Start RECORDED DATA
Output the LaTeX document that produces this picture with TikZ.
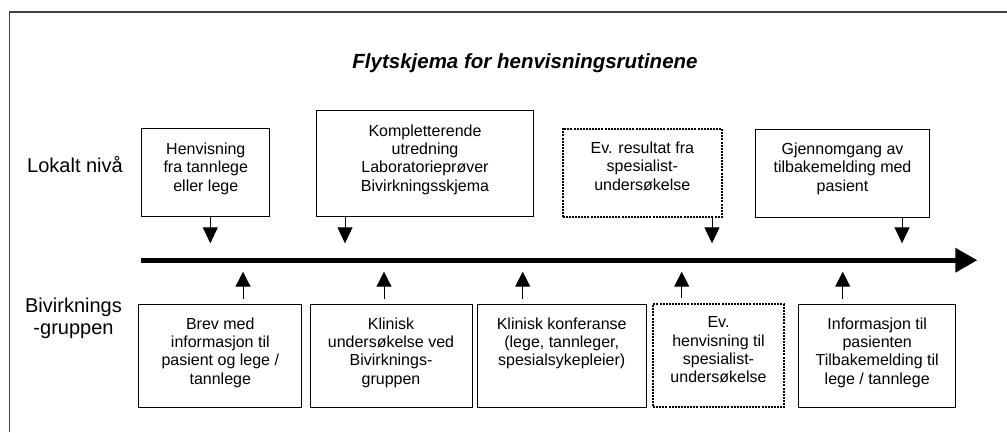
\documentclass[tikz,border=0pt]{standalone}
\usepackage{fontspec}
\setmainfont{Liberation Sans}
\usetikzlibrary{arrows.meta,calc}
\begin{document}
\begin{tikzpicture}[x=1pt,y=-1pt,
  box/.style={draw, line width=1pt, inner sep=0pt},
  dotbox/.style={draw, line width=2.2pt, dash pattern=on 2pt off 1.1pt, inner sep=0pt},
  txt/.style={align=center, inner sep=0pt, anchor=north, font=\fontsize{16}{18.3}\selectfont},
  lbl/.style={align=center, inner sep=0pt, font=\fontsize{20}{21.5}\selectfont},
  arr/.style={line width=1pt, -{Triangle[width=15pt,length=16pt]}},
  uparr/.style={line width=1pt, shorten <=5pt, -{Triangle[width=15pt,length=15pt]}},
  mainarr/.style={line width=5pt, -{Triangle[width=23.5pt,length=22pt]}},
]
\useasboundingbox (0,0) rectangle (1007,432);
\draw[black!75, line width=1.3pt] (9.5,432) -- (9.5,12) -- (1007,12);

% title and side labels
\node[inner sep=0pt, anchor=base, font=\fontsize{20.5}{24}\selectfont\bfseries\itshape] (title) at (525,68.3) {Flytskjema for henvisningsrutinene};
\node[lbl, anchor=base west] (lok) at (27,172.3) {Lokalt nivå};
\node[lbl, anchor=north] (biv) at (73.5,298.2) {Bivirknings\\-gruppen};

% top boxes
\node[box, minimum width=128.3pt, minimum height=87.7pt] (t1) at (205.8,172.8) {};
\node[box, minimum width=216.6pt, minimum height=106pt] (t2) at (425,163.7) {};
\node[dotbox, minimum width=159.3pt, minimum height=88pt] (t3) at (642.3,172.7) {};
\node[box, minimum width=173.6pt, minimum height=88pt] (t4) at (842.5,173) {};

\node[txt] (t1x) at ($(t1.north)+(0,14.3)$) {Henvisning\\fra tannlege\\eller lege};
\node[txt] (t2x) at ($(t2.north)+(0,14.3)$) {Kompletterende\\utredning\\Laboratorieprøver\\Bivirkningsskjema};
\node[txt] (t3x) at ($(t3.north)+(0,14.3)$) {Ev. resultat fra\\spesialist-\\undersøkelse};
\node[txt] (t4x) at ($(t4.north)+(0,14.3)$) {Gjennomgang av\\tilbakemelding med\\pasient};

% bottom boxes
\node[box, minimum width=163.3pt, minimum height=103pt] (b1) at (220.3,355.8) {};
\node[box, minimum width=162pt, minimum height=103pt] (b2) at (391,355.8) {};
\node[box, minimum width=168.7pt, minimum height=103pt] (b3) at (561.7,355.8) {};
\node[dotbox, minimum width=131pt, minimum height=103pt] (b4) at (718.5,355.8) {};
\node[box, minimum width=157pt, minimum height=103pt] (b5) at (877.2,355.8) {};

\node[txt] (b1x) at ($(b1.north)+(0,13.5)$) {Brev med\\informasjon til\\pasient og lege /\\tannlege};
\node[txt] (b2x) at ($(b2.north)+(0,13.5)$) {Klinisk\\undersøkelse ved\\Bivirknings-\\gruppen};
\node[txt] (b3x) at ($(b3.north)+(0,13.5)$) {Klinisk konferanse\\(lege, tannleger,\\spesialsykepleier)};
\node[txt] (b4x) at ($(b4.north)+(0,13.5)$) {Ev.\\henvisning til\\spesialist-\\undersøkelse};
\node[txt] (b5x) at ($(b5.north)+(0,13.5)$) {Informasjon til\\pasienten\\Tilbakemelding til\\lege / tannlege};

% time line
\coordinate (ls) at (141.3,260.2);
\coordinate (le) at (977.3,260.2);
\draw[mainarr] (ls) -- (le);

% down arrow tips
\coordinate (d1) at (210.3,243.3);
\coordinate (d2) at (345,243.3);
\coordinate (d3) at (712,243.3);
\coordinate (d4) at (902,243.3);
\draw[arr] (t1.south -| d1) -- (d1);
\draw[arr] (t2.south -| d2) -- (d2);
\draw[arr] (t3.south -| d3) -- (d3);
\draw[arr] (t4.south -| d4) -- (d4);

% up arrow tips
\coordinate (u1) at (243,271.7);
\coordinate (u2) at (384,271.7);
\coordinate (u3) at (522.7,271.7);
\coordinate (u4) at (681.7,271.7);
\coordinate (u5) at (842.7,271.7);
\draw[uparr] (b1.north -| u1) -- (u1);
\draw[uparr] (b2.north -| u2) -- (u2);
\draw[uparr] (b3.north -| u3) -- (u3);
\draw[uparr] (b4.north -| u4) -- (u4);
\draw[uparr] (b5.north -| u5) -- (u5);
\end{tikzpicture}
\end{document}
End RECORDED DATA
Leave out the pictures and repeat the lines from the start of the material through the line with "(t4x) at ($(t4.north)+(0,14.3)$)", inclusive.

▶ _RESPONSE_:
Output the LaTeX document that produces this picture with TikZ.
\documentclass[tikz,border=0pt]{standalone}
\usepackage{fontspec}
\setmainfont{Liberation Sans}
\usetikzlibrary{arrows.meta,calc}
\begin{document}
\begin{tikzpicture}[x=1pt,y=-1pt,
  box/.style={draw, line width=1pt, inner sep=0pt},
  dotbox/.style={draw, line width=2.2pt, dash pattern=on 2pt off 1.1pt, inner sep=0pt},
  txt/.style={align=center, inner sep=0pt, anchor=north, font=\fontsize{16}{18.3}\selectfont},
  lbl/.style={align=center, inner sep=0pt, font=\fontsize{20}{21.5}\selectfont},
  arr/.style={line width=1pt, -{Triangle[width=15pt,length=16pt]}},
  uparr/.style={line width=1pt, shorten <=5pt, -{Triangle[width=15pt,length=15pt]}},
  mainarr/.style={line width=5pt, -{Triangle[width=23.5pt,length=22pt]}},
]
\useasboundingbox (0,0) rectangle (1007,432);
\draw[black!75, line width=1.3pt] (9.5,432) -- (9.5,12) -- (1007,12);

% title and side labels
\node[inner sep=0pt, anchor=base, font=\fontsize{20.5}{24}\selectfont\bfseries\itshape] (title) at (525,68.3) {Flytskjema for henvisningsrutinene};
\node[lbl, anchor=base west] (lok) at (27,172.3) {Lokalt nivå};
\node[lbl, anchor=north] (biv) at (73.5,298.2) {Bivirknings\\-gruppen};

% top boxes
\node[box, minimum width=128.3pt, minimum height=87.7pt] (t1) at (205.8,172.8) {};
\node[box, minimum width=216.6pt, minimum height=106pt] (t2) at (425,163.7) {};
\node[dotbox, minimum width=159.3pt, minimum height=88pt] (t3) at (642.3,172.7) {};
\node[box, minimum width=173.6pt, minimum height=88pt] (t4) at (842.5,173) {};

\node[txt] (t1x) at ($(t1.north)+(0,14.3)$) {Henvisning\\fra tannlege\\eller lege};
\node[txt] (t2x) at ($(t2.north)+(0,14.3)$) {Kompletterende\\utredning\\Laboratorieprøver\\Bivirkningsskjema};
\node[txt] (t3x) at ($(t3.north)+(0,14.3)$) {Ev. resultat fra\\spesialist-\\undersøkelse};
\node[txt] (t4x) at ($(t4.north)+(0,14.3)$) {Gjennomgang av\\tilbakemelding med\\pasient};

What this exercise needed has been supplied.